Sócrates rechaza del modo más rotundo el ofrecimiento y de
nada valen los argumentos de Critón por hacerle desistir. Su deber está, por
encima de la injusticia de la sentencia, en obedecer lo que los jueces han
dispuesto.
En esta ciudad -dice- he vivido toda mi vida, y no he salido
nunca de ella como no fuera para la guerra; ciudad que me ha dado todo lo que
necesitaba, los mayores bienes de mi vida. Y que si ahora me da la muerte debo
aceptarla con entereza.
Llegada a Pireo la nave de Délos, a cuyo arribo debía
producirse su muerte, los once magistrados encargados de la ejecución de las
sentencias por los criminales pasan por la cárcel.
El final ya está cerca. Sócrates intercambia sus últimas
palabras con sus discípulos, y los consuela hablándoles de la inmortalidad del
alma.
Casi enseguida llega el carcelero, trayendo el veneno.
Le dice: vengo seguro de no oír de ti las maldiciones que me
echan las personas a quienes vengo a decir que es hora de tomarlo.
Sócrates no sólo no lo maldice, sino que aún le agradece y
procura calmarlo porque el propio carcelero en un rincón se queda llorando.
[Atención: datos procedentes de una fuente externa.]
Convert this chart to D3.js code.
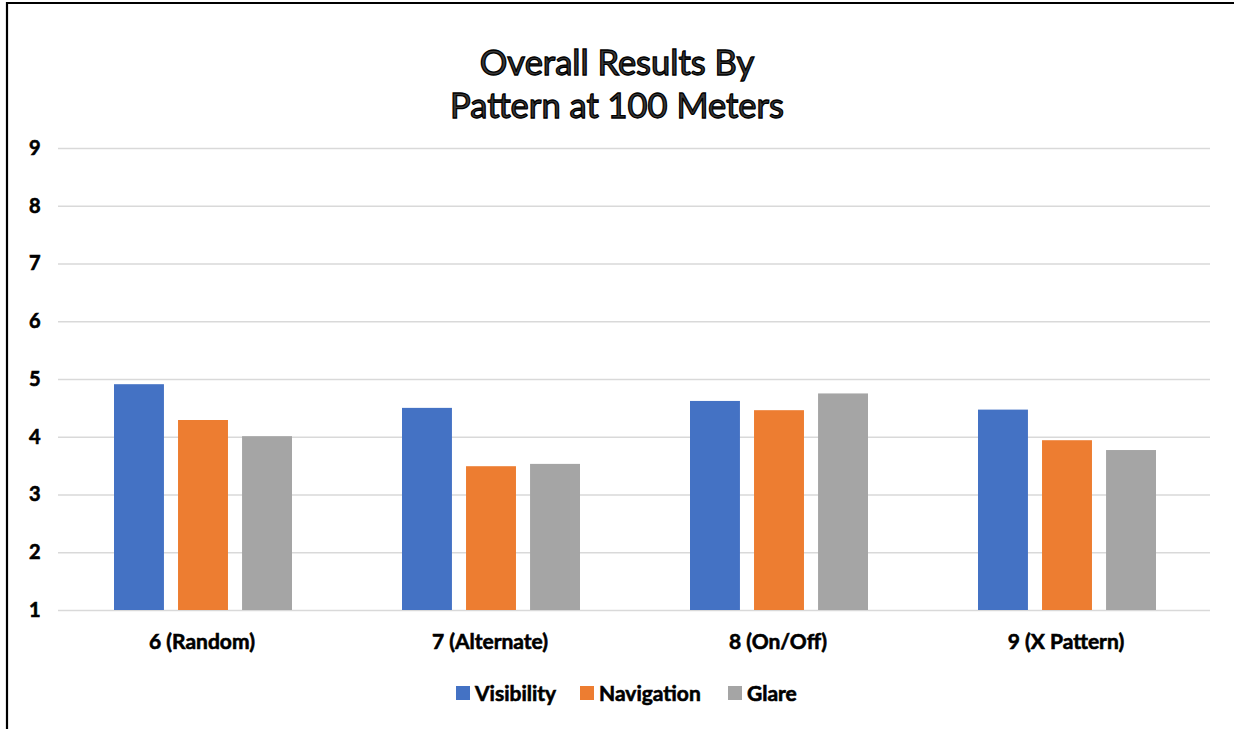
<!DOCTYPE html>
<html><head><meta charset="utf-8">
<script src="https://cdn.jsdelivr.net/npm/d3@7"></script>
<style>body{margin:0;background:#fff;} svg{display:block;}</style>
</head><body>
<svg id="chart" width="1234" height="729"></svg>
<script>
const categories = ["6 (Random)", "7 (Alternate)", "8 (On/Off)", "9 (X Pattern)"];
const seriesNames = ["Visibility", "Navigation", "Glare"];
const visibility = [4.91, 4.50, 4.62, 4.47];
const navigation = [4.29, 3.49, 4.46, 3.94];
const glare = [4.01, 3.53, 4.75, 3.77];
const colors = ["#4472C4", "#ED7D31", "#A5A5A5"];
const yTicks = [1, 2, 3, 4, 5, 6, 7, 8, 9];
const titleLines = ["Overall Results By", "Pattern at 100 Meters"];

const values = [visibility, navigation, glare];
const svg = d3.select("#chart");
const font = "Lato, 'Open Sans', sans-serif";

// frame
svg.append("path").attr("d", "M7,729 V3 H1234").attr("fill", "none").attr("stroke", "#000").attr("stroke-width", 2.2);

const plotL = 58, plotR = 1210, plotT = 148, plotB = 610;
const x0 = d3.scaleBand().domain(categories).range([plotL, plotR]).padding(0);
const x1 = d3.scaleBand().domain(seriesNames).range([56, 234]).paddingInner(0.22).paddingOuter(0);
const y = d3.scaleLinear().domain([1, 9]).range([plotB, plotT]);

function boldText(sel, size) {
  sel.attr("font-family", font).attr("font-weight", "bold").attr("font-size", size)
    .attr("fill", "#000").attr("stroke", "#000").attr("stroke-width", 0.6);
}

// gridlines
const yAxis = d3.axisLeft(y).tickValues(yTicks).tickSize(-(plotR - plotL)).tickPadding(22).tickFormat(d3.format("d"));
const gy = svg.append("g").attr("transform", `translate(${plotL},0)`).call(yAxis);
gy.select(".domain").remove();
gy.selectAll(".tick line").attr("stroke", "#d9d9d9").attr("stroke-width", 1.5);
gy.selectAll(".tick text").call(boldText, 20).attr("text-anchor", "start").attr("x", -29);

// bars
const groups = svg.append("g").selectAll("g").data(categories).join("g")
  .attr("transform", d => `translate(${x0(d)},0)`);
groups.selectAll("rect").data((c, i) => seriesNames.map((s, j) => ({s, v: values[j][i], j})))
  .join("rect")
  .attr("x", d => x1(d.s)).attr("width", x1.bandwidth())
  .attr("y", d => y(d.v)).attr("height", d => y(1) - y(d.v))
  .attr("fill", d => colors[d.j]);

// x axis labels
const xAxis = d3.axisBottom(x0).tickSize(0).tickPadding(24);
const gx = svg.append("g").attr("transform", `translate(0,${plotB})`).call(xAxis);
gx.select(".domain").remove();
gx.selectAll(".tick text").call(boldText, 21);

// title
svg.append("g").selectAll("text").data(titleLines).join("text")
  .attr("x", 617).attr("y", (d, i) => 75 + i * 43)
  .attr("text-anchor", "middle").attr("font-family", font).attr("font-size", 34.5)
  .attr("fill", "#3a3a3a").attr("stroke", "#000").attr("stroke-width", 1.3)
  .text(d => d);

// legend
const legendX = [456, 580, 728];
const lg = svg.append("g").selectAll("g").data(seriesNames).join("g")
  .attr("transform", (d, i) => `translate(${legendX[i]},686)`);
lg.append("rect").attr("width", 14).attr("height", 14).attr("fill", (d, i) => colors[i]);
lg.append("text").attr("x", 19).attr("y", 14.5).call(boldText, 21).text(d => d);
</script>
</body></html>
Con mano firme, toma la copa y bebe. El veneno va creciendo
rápidamente por su cuerpo.
Tiene todavía sin embargo tiempo para consolar una vez más a
sus discípulos, y para recordarle a Critón que debía un gallo de un sacrificio
a Esculapio, que no dejara de cumplir esa deuda con la divinidad.
Después ya nada puede decir, y queda tendido y muerto.
La muerte de Sócrates parece una derrota de un justo ante la
injusticia. Es a pesar de todo lo más alejado posible de ella.
Su recuerdo no ha muerto, tampoco murió su doctrina. Sus
discípulos la recogieron como un preciado tesoro.
Y fue transmitida para quienes hoy la recordamos, afirmando
el diálogo (el encuentro interpersonal,
la fe en el otro, la búsqueda compartida del bien y la verdad) como el único
modo de existencia compatible con lo genuinamente humano.
Así, Sócrates renace, todos los días.